Even when Donald Trump is right about something – for a broken clock is right twice a day – he is right for the wrong reasons or because of questionable motives.  He is correct that the United States and Russia should be improving relations and working together to fight the barbaric & illiberal Parties of Allah (as well as cooperating on a host of other fronts and issues).  But his position seems driven by his own craven self-interests, and possibly, by his having put himself in the position of being subject to blackmail.  Just think of it: one man’s sick fetishes could turn the tide of history.

And so we witness the spectacle of otherwise sane and intelligent people, including many writers and thinkers I admire, falling over themselves to discredit Trump’s only sensible policy for the sole motive of slaying the Kraken.  The man is so vile & repulsive that smart people are driving themselves into a frenzy – favoring policies that could risk a shooting war with the planet’s only other nuclear superpower – just to avoid having to agree with Cheeto Head on anything.  This sort of thing keeps me awake at night.

How to live in such times? First, realize that other generations in other places have lived through dark and difficult times.  As bad as things could get, someone, somewhere, has had it worse.  Yet in all of these times and places, people of good will and cheery dispositions have managed to find Truth, Beauty, Understanding and Compassion.  And Love.  When the Goths and Visigoths were sacking the Roman Empire, Latin-speakers still laughed.  A cold drink of water still tasted refreshing on a hot summer day.  Flowers still bloomed and birds still greeted the sun with their exuberant music.  It takes very little, from the standpoint of creature comforts, to experience joy in this life.  And we tend to remember the good times.  Things will be no different if The Great Unravelling I fear comes to pass.

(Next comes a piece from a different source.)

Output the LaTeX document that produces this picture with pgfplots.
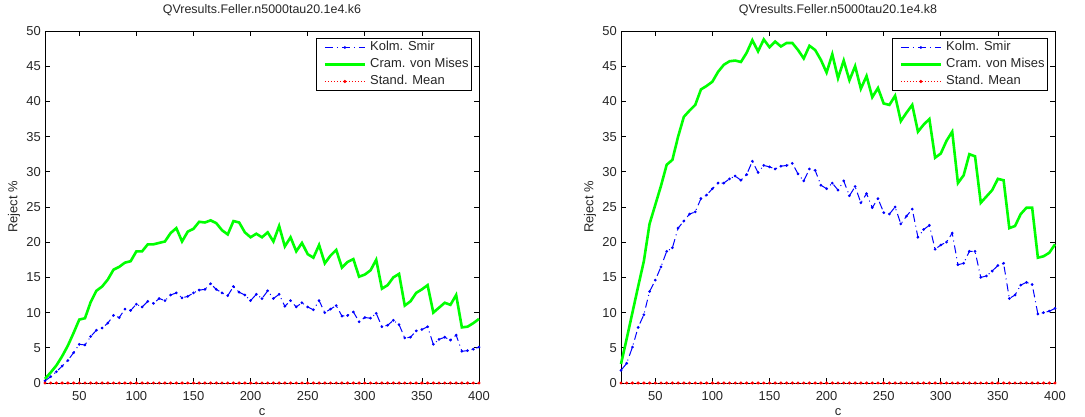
\documentclass[border=0pt]{standalone}
\usepackage{pgfplots}
\usepackage{pgfplotstable}
\pgfplotsset{compat=1.18}
\usepackage{fontspec}
\setmainfont{Liberation Sans}
\definecolor{mgreen}{rgb}{0,1,0}
\definecolor{mblue}{rgb}{0,0,1}
\definecolor{mred}{rgb}{1,0,0}

\pgfplotstableread{
c ks cvm sm
20 0.3 0.6 0
25 0.9 1.5 0
30 1.6 2.5 0
35 2.4 3.8 0
40 3.2 5.3 0
45 4.3 7.1 0
50 5.5 9.0 0
55 5.4 9.2 0
60 6.6 11.5 0
65 7.5 13.1 0
70 7.8 13.7 0
75 8.5 14.7 0
80 9.6 16.1 0
85 9.3 16.5 0
90 10.5 17.1 0
95 10.3 17.3 0
100 11.2 18.7 0
105 10.8 18.7 0
110 11.6 19.7 0
115 11.3 19.7 0
120 12.0 19.9 0
125 11.7 20.1 0
130 12.5 21.3 0
135 12.8 22.0 0
140 12.1 20.1 0
145 12.3 21.5 0
150 12.8 21.9 0
155 13.2 22.9 0
160 13.3 22.8 0
165 14.1 23.1 0
170 13.3 22.7 0
175 12.8 21.7 0
180 12.4 21.1 0
185 13.7 23.0 0
190 12.9 22.8 0
195 12.5 21.4 0
200 11.7 20.7 0
205 12.6 21.2 0
210 12.0 20.7 0
215 13.1 21.4 0
220 12.0 20.1 0
225 12.6 22.3 0
230 10.9 19.4 0
235 11.7 20.7 0
240 10.8 18.7 0
245 11.4 19.9 0
250 10.8 18.3 0
255 10.4 17.8 0
260 11.7 19.6 0
265 10.0 17.0 0
270 10.5 18.1 0
275 11.0 18.9 0
280 9.5 16.4 0
285 9.6 17.2 0
290 10.1 17.6 0
295 8.7 15.1 0
300 9.3 15.4 0
305 9.2 16.0 0
310 9.9 17.5 0
315 8.0 13.4 0
320 8.2 13.9 0
325 8.9 15.0 0
330 8.3 15.5 0
335 6.4 11.0 0
340 6.5 11.6 0
345 7.4 12.8 0
350 7.6 13.3 0
355 8.0 13.9 0
360 5.5 10.0 0
365 6.2 10.7 0
370 6.5 11.4 0
375 6.1 11.1 0
380 6.8 12.5 0
385 4.5 7.9 0
390 4.6 8.0 0
395 4.8 8.5 0
400 5.1 9.1 0
}\tableL

\pgfplotstableread{
c ks cvm sm
20 1.8 2.7 0
25 2.8 6.3 0
30 5.1 10.0 0
35 7.9 13.7 0
40 9.7 17.3 0
45 13.0 22.6 0
50 14.6 25.3 0
55 16.5 28.0 0
60 18.7 31.0 0
65 19.2 31.7 0
70 22.0 35.0 0
75 23.0 37.8 0
80 24.0 38.7 0
85 24.3 39.5 0
90 26.2 41.7 0
95 26.7 42.2 0
100 27.6 42.8 0
105 28.4 44.2 0
110 28.4 45.2 0
115 29.0 45.7 0
120 29.4 45.8 0
125 28.8 45.6 0
130 29.6 46.9 0
135 31.5 48.7 0
140 29.9 47.1 0
145 30.9 48.8 0
150 30.7 47.7 0
155 30.4 48.5 0
160 30.8 47.8 0
165 30.9 48.3 0
170 31.2 48.3 0
175 29.7 47.3 0
180 28.7 46.1 0
185 30.4 47.9 0
190 30.2 47.3 0
195 28.1 45.9 0
200 27.6 44.1 0
205 28.4 46.7 0
210 27.4 43.3 0
215 28.7 45.8 0
220 26.6 43.0 0
225 27.9 45.0 0
230 25.6 41.8 0
235 26.9 43.6 0
240 24.9 40.6 0
245 26.2 41.9 0
250 24.2 39.7 0
255 24.0 39.5 0
260 25.0 40.8 0
265 22.6 37.2 0
270 23.7 38.4 0
275 24.7 39.5 0
280 20.7 35.7 0
285 21.8 36.7 0
290 22.4 37.5 0
295 19.0 32.0 0
300 19.6 32.6 0
305 20.0 34.4 0
310 21.3 35.7 0
315 16.8 28.4 0
320 17.0 29.5 0
325 18.7 32.5 0
330 18.7 32.2 0
335 15.0 25.6 0
340 15.2 26.5 0
345 15.9 27.4 0
350 16.7 29.0 0
355 17.0 28.8 0
360 12.0 22.0 0
365 12.5 22.3 0
370 13.9 24.0 0
375 14.3 24.9 0
380 14.0 24.9 0
385 9.8 17.8 0
390 10.0 18.0 0
395 10.2 18.5 0
400 10.6 19.7 0
}\tableR

\pgfplotsset{
  mstyle/.style={
    scale only axis,
    width=434bp, height=352bp,
    xmin=20, xmax=400, ymin=0, ymax=50,
    xtick={50,100,...,400},
    ytick={0,5,...,50},
    clip=false,
    axis line style={black, line width=0.8bp},
    tick style={black, line width=0.6bp},
    major tick length=5bp,
    tick align=inside,
    /pgf/number format/assume math mode=true,
    /pgf/number format/1000 sep={},
    tick label style={font=\fontsize{13}{15}\selectfont, text=black!85},
    xticklabel style={anchor=center, inner sep=0pt, yshift=-13bp},
    yticklabel style={anchor=east, inner sep=0pt, xshift=-4bp},
    label style={font=\fontsize{13}{15}\selectfont, text=black!85},
    title style={font=\fontsize{12.5}{15}\selectfont, text=black!85, at={(axis description cs:0.5,1.0426)}, anchor=center},
    xlabel={c},
    ylabel={Reject \%},
    x label style={at={(axis description cs:0.5,-0.0824)}, anchor=center},
    y label style={at={(axis description cs:-0.0714,0.5)}, anchor=center},
    legend cell align=left,
    legend image code/.code={
      \path (-4bp,0bp);
      \draw[mark repeat=2,mark phase=2,##1] plot coordinates {(0bp,0bp) (20bp,0bp) (40bp,0bp)};
    },
    legend style={
      at={(axis description cs:1,1)}, anchor=north east,
      xshift=-7bp, yshift=-7bp,
      draw=black, line width=0.9bp,
      font=\fontsize{13}{15}\selectfont,
      inner sep=3bp,
      row sep=5bp,
      /tikz/column sep=4bp,
      nodes={inner sep=0pt, text height=9.5bp, text depth=2.5bp, text=black!85},
    },
  },
  ksstyle/.style={mblue, line width=1bp, dash pattern=on 8bp off 4bp on 1bp off 4bp, mark=*, mark size=0.8bp, mark options={solid}},
  cvmstyle/.style={mgreen, line width=2.6bp},
  smstyle/.style={mred, line width=1bp, dash pattern=on 1bp off 2bp, mark=*, mark size=1bp, mark options={solid}},
}

\begin{document}
\begin{tikzpicture}
\useasboundingbox (-45bp,-34bp) rectangle (1040bp,383bp);
\begin{axis}[mstyle, at={(0bp,0bp)}, anchor=south west,
  title={QVresults.Feller.n5000tau20.1e4.k6}]
\addplot[ksstyle] table[x=c,y=ks] {\tableL};
\addlegendentry{Kolm. Smir}
\addplot[cvmstyle] table[x=c,y=cvm] {\tableL};
\addlegendentry{Cram. von Mises}
\addplot[smstyle] table[x=c,y=sm] {\tableL};
\addlegendentry{Stand. Mean}
\end{axis}
\begin{axis}[mstyle, at={(576bp,0bp)}, anchor=south west,
  title={QVresults.Feller.n5000tau20.1e4.k8}]
\addplot[ksstyle] table[x=c,y=ks] {\tableR};
\addlegendentry{Kolm. Smir}
\addplot[cvmstyle] table[x=c,y=cvm] {\tableR};
\addlegendentry{Cram. von Mises}
\addplot[smstyle] table[x=c,y=sm] {\tableR};
\addlegendentry{Stand. Mean}
\end{axis}
\end{tikzpicture}
\end{document}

Now we come to the part where your Dad presumes to impart Wisdom (note: I have violated almost all of these many times):

Avoid chasing the superficial. Desire fewer material things. Simplify. Find what you love to do and do it. Get really good at a few truly useful things. Accumulate memories, not stuff. Never stop learning, questioning or doubting.  Demand evidence.  Change your minds when the evidence proves you wrong.  Be suspicious of the fickle passions of the mob.  Take the long view of things – past and future.  Leave everything the way you found it or better. Take care of yourselves. “Eat food, not too much, mostly plants.”[1] Gorge yourselves on art, literature, music and life instead. Get enough sleep. Eschew all poisons. Exercise your bodies and your minds. Dress as though you respect yourself and others. Read. Especially, read. Conserve. Save ten percent. Resist any urges to use profanity.  Get out of doors. See the world.  Help other people whenever you can. Try to see the best in everyone.  That will sometimes be tough.  Love family unconditionally and everyone else according to their desserts.  Choose your life’s soulmate very carefully and only after you have achieved self-sufficiency.  Do not love your enemies.  They mean to kill you.  Respecting their humanity and treating them with justice will be sufficient. Forgive those who trespass against you – if they genuinely seek your forgiveness.  Live every day as if it could be your last.  One day, it will.

Love, Dad




[1] Sage advice from Michael Pollan, In Defense of Food.